1. Tell me a little about yourself. What are you favorite hobbies and interests?
I love to travel and discover new places with my family and friends. My favorite TV show is Friends, and I am pretty sure I can recite every line. Also I am a Chipotle addict…
2. Congrats on making it to senior year! What is one thing you hope to do before you graduate?
Ever since I heard that one can access Butler roof, it has been on my college bucket list, and overall, I hope to enjoy every minute of this year before starting work in June.
3. Looking back on your time at Barnard, what advice would you give to your freshman self?
Don’t waste time on the little things. Four years sounds like a long time but it goes by very quickly. One grade will not change your entire life and it is more than ok to fail.
4. As the President of Columbia’s Business Fraternity, AKPsi, what are some of your responsibilities?
I oversee the chapter as an organization and as a community on campus. I am lucky to have a strong executive board that helps run AKPsi on a daily basis. Every semester we recruit new members, plan fundraisers, professional events and workshops.
5. What are some of your goals for AKPsi as its president?
I do not have much time left but my goals have always been to foster a sense of community for our members and a strong support group for our professional endeavors. Every week I start chapter by asking members if they have any interviews coming up or if they’ve received any job offers.
6. What motivated you to join AKPsi, and run for president?
Pilar Guerra (Class of 2016) was both a member of AKPsi and Delta Gamma and she inspired me to join. In addition, I was inspired to run for President because I greatly admired and respected the previous president Richin Kabra, also Class of 2016. I am so happy that these two people inspired me to join AKPsi because I am certain that AKPsi will support me post-college.
7. What is your favorite part about AKPsi?
The diversity in our organization inspires me every day. Not only are members from different backgrounds, in different schools, and pursuing different degrees, everyone in AKPsi has a unique professional interest and passion. I learn something new every week from AKPsi members.
8. What advice would you give to students looking to get involved in AKPsi?
Apply! We recruit and host information sessions every semester. Feel free to reach out to us to learn more about what we do and our community.
9. You are also involved with Columbia’s Chapter of Girls Who Code. Would you mind telling me a little more about this?
Girls Who Code is a truly inspiring national organization and I am honored to be a part of Columbia’s chapter. My role this past year has been to connect GWC to sponsors and partners and build a strong support network. This semester in particular, I have been trying to plan site visits and talks with our sponsors in order for our students and group members to be exposed to careers in the field.
10. What inspired you to join Girls Who Code?

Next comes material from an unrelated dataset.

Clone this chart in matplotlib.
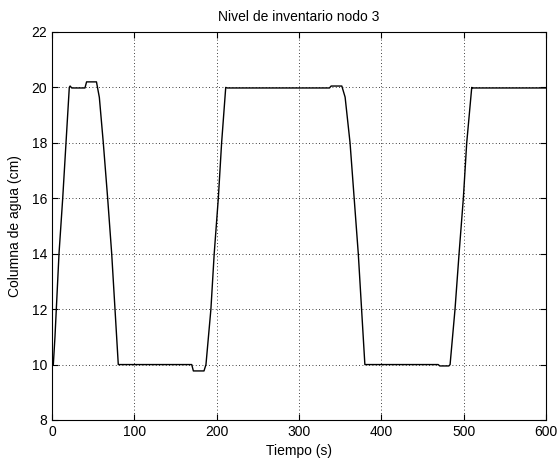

A better question is who! Jessica Valarezo inspires me everyday regardless of GWC. She founded the Columbia chapter after working for the national organization one summer. Jess has the motivation and will power to make a difference in this world and I am already witnessing the lives she has changed through GWC.
11. In addition to your involvement with AKPsi and Girls Who Code, you are also an Athena Scholar. Why did you decide to join Athena?
I actually applied to Barnard because of the Athena Center for Leadership Studies and the Athena Scholars Program, In addition, I wanted to join the program because it is dedicated to building powerful female leaders and engage women in discussions on gender, diversity, female empowerment and much more. I highly recommend becoming an Athena Scholar because it has been an incredible addition to my college experience at a women’s college.
12. What is your favorite part about being an Athena Scholar?
Everything. I have loved the leadership labs, the electives, the seminar, Women and Leadership and the Social Action Project. If I had to single out one it would have to be my fellow scholars who, in my opinion, are making a difference in our world and changing the face of leadership.
13. For your Social Action Project as an Athena Scholar, you created an organization called Tech Trek. What does Tech Trek do?
Tech Trek seeks to engage and expose young women to what a career in tech looks like. Tech Trek organizes interactive site visits to companies and organizations in NYC that use technology at the core of their business. These site visits are free and there are many coming up in the next few weeks. Sign up! http://www.techtrekk.com/apply/
14. Why did you create Tech Trek?
Since joining Girls Who Code and working at Citi last summer, I realized that many young women are simply not encouraged to explore a career in STEM. It was when I engaged with professionals in their work environment that I began to see myself in that career field. My hopes are that these site visits will ignite career aspirations in young women.
15. What has been the most difficult part of creating Tech Trek?
It was difficult to create the website because I am not as technologically savy as I would like to be. Clearly I could have used Girls Who Code when I was in high school!
16. What advice would you give to fellow Athena Scholars regarding Social Action Projects?
This class is not easy and it can become very time consuming, so I would advise everyone to think about their own skills and talents and try to capitalize on that. You should also see this class as a way to start your initiatives since three months is not enough time. Last piece of advice would be to try and partner with another scholar.
17. What has been your favorite memory at Barnard so far?
There are way too many, but shout out to Mia and Golnaz for always letting me be their third roommate since freshman year! Oh and my last favorite memory at Barnard will definitely be shaking President Spar’s hand on May 17, 2017 at Barnard’s graduation ceremony.